Oleh Sahlan Ake pada hari Senin, 18 Agu 2025 - 06:29:52 WIB
Bagikan Berita ini :

Hardjuno Wiwoho Dukung DPR RI Ungkap Skandal BLBI-BCA

tscom_news_photo_1755473392.jpg
Hardjuno (Sumber foto : Istimewa)

JAKARTA (TEROPONGSENAYAN) --Anggota DPR RI dari Fraksi PKB mendesak Komisi Pemberantasan Korupsi (KPK) untuk mengusut tuntas dugaan skandal BLBI–BCA, setelah ekonom Sasmito Hadinegoro menyebut penjualan 51 persen saham Bank Central Asia (BCA) pada awal 2000-an bermasalah dan merugikan negara.
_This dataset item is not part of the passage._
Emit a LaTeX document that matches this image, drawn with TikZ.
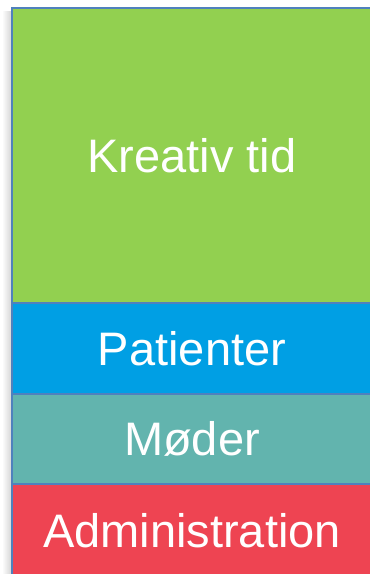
\documentclass[tikz,border=0pt]{standalone}
\usepackage{fontspec}
\setmainfont{Liberation Sans}
\definecolor{cgreen}{HTML}{92D050}
\definecolor{cblue}{HTML}{009FE4}
\definecolor{cteal}{HTML}{62B4AE}
\definecolor{cred}{HTML}{EE4452}
\definecolor{cborder}{HTML}{4F81BD}
\tikzset{
  block/.style={draw=cborder, line width=1.6pt, inner sep=0pt, anchor=north west, minimum width=369pt},
  label/.style={anchor=base, text=white, inner sep=0pt, font=\fontsize{47}{56}\selectfont}
}
\begin{document}
\begin{tikzpicture}[x=1pt,y=1pt]
\useasboundingbox (0,0) rectangle (370,574);
\begin{scope}
\clip (0,0) rectangle (370,574);
\fill[white] (0,0) rectangle (370,574);
\shade[left color=white, right color=black!16] (2,0) rectangle (11,562);
\node[block, fill=cgreen, minimum height=295pt] (g) at (11,567) {};
\node[block, fill=cred, minimum height=110pt] (r) at (11,91) {};
\node[block, fill=cteal, minimum height=90pt] (t) at (11,181) {};
\node[block, fill=cblue, minimum height=91pt] (b) at (11,272) {};
\node[label] (kt) at (192,401) {Kreativ tid};
\node[label] (pa) at (192,208) {Patienter};
\node[label] (mo) at (192,118.3) {Møder};
\node[label] (ad) at (192,27) {Administration};
\end{scope}
\end{tikzpicture}
\end{document}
Menanggapi hal itu, pengamat hukum dan pembangunan, Hardjuno Wiwoho, menilai pernyataan DPR sangat relevan untuk mengingatkan kembali publik terhadap kasus lama yang belum tuntas.

“Momentum ini penting. Jangan sampai bangsa ini terus dibebani skandal masa lalu yang tidak pernah selesai. Saya mendukung statement dari Fraksi PKB mengenai skandal BLBI-BCA harus diungkap” kata Hardjuno kepada wartawan, Minggu (17/8).
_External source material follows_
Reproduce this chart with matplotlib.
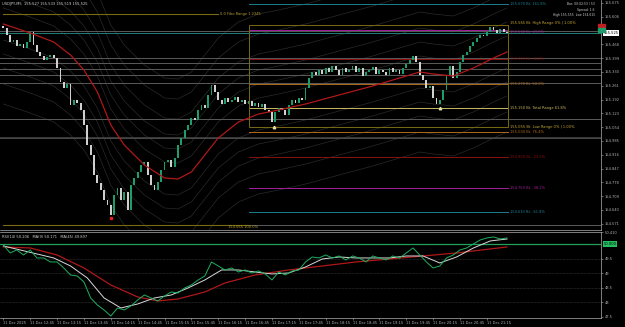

Penjualan BCA Tidak Penuhi Prinsip Tata Kelola

Hardjuno menjelaskan, penjualan saham BCA kepada pihak swasta pada 2002 seharusnya dilakukan dengan mengedepankan prinsip good corporate governance. Namun, seperti disorot oleh Sasmito, transaksi tersebut tidak memenuhi standar tata kelola yang sehat.

“Nilai jual hanya sekitar Rp5 triliun, padahal BCA punya aset Rp117 triliun dan memegang Obligasi Rekap senilai Rp60 triliun. Angka ini tidak sebanding dengan valuasi sebenarnya. Dari kacamata hukum dan tata kelola, patut diduga ada persoalan serius,” ujarnya.

Masih Ada Utang BLBI

Lebih jauh, Hardjuno mengingatkan bahwa sebagai mantan staf ahli Panitia Khusus (Pansus) BLBI DPD RI, ia pernah menemukan catatan bahwa BCA *bisa diduga* masih memiliki kewajiban terkait BLBI sebesar Rp26,596 triliun. “Ini bukan angka kecil. Sampai hari ini, publik perlu tahu apakah kewajiban itu sudah benar-benar dilunasi atau tidak,” katanya.
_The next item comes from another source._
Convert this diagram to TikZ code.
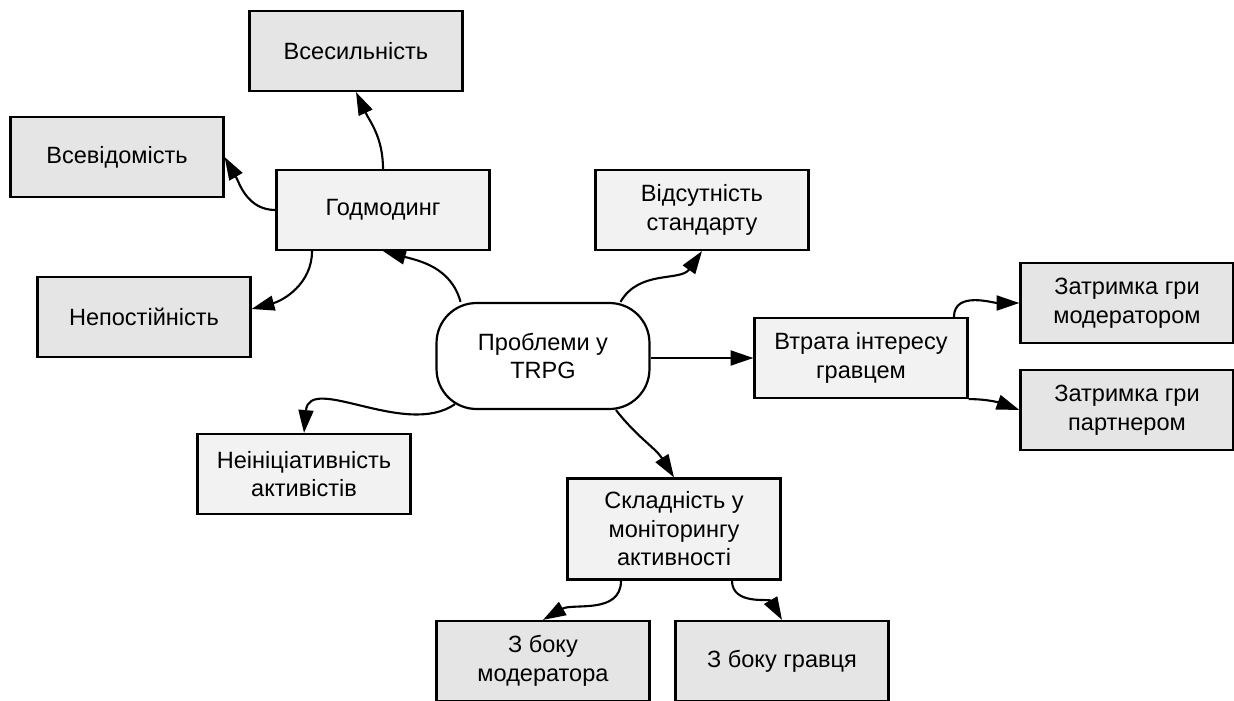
\documentclass[tikz,border=0pt]{standalone}
\usepackage{fontspec}
\setmainfont{Liberation Sans}
\usetikzlibrary{arrows.meta}
\definecolor{boxlight}{HTML}{F2F2F2}
\definecolor{boxdark}{HTML}{E5E5E5}

\begin{document}
\begin{tikzpicture}[x=0.02cm, y=0.02cm,
        topic/.style={draw, line width=1.25pt, fill=boxlight, minimum width=4.26cm,
            minimum height=1.6cm, align=center, font=\fontsize{13.4}{16.2}\selectfont},
        leaf/.style={topic, fill=boxdark},
        root/.style={topic, fill=white, rounded corners=0.8cm, minimum height=2.12cm},
        link/.style={line width=1.2pt, -{Triangle[length=13pt, width=8.5pt]}}]
        \useasboundingbox (0,0) rectangle (1234,-700);

        % centre and first ring
        \node [root] (problems) at (543,-356) {Проблеми у\\TRPG};
        \node [topic] (godmoding) at (383,-210) {Годмодинг};
        \node [topic] (nostandard) at (702,-210) {Відсутність\\стандарту};
        \node [topic] (interest) at (861,-358) {Втрата інтересу\\гравцем};
        \node [topic] (initiative) at (304,-474) {Неініціативність\\активістів};
        \node [topic, minimum height=2.02cm] (monitoring) at (674,-529) {Складність у\\моніторингу\\активності};

        % second ring
        \node [leaf] (omnipotence) at (356,-51) {Всесильність};
        \node [leaf] (omniscience) at (117,-157) {Всевідомість};
        \node [leaf] (inconstancy) at (144,-317) {Непостійність};
        \node [leaf] (delaymod) at (1127,-303) {Затримка гри\\модератором};
        \node [leaf] (delaypart) at (1127,-410) {Затримка гри\\партнером};
        \node [leaf] (sidemod) at (543,-661) {З боку\\модератора};
        \node [leaf] (sideplayer) at (782,-661) {З боку гравця};

        \draw [link] ([xshift=-1.65cm]problems.north) to[out=105, in=-15] (godmoding.south);
        \draw [link] ([xshift=1.55cm]problems.north) to[out=60, in=-125] (nostandard.south);
        \draw [link] (interest.west -| problems.east) -- (interest.west);
        \draw [link] ([xshift=-1.76cm, yshift=0.12cm]problems.south) to[out=215, in=85] (initiative.north);
        \draw [link] ([xshift=1.46cm]problems.south) to[out=-52, in=122] (monitoring.north);

        \draw [link] (godmoding.north) to[out=90, in=-65] (omnipotence.south);
        \draw [link] (godmoding.west) to[out=180, in=-60] (omniscience.east);
        \draw [link] ([xshift=-1.42cm]godmoding.south) to[out=-90, in=15] ([yshift=0.16cm]inconstancy.east);

        \draw [link] ([xshift=1.86cm]interest.north) to[out=90, in=180] (delaymod.west);
        \draw [link] (interest.south east) to[out=0, in=160] (delaypart.west);

        \draw [link] ([xshift=-1.06cm]monitoring.south) to[out=-90, in=30] (sidemod.north);
        \draw [link] ([xshift=1.16cm]monitoring.south) to[out=-90, in=120] (sideplayer.north);
    \end{tikzpicture}
\end{document}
Menurutnya, masalah BLBI tidak bisa dipandang selesai hanya dengan pembentukan Satgas. “Transparansi harus jelas, akuntabilitas harus ditegakkan. Kalau tidak, rakyat yang akan terus menanggung bebannya,” tegas Hardjuno yang kini kandidat doktor Hukum Pembangunan Universitas Airlangga.

Obligasi Rekap, Beban Panjang Negara

Selain itu, Hardjuno juga menyoroti keberadaan Obligasi Rekap (OR) yang pernah dimiliki BCA. Obligasi yang diterbitkan pemerintah untuk menyehatkan perbankan pasca-krisis itu menimbulkan beban bunga besar.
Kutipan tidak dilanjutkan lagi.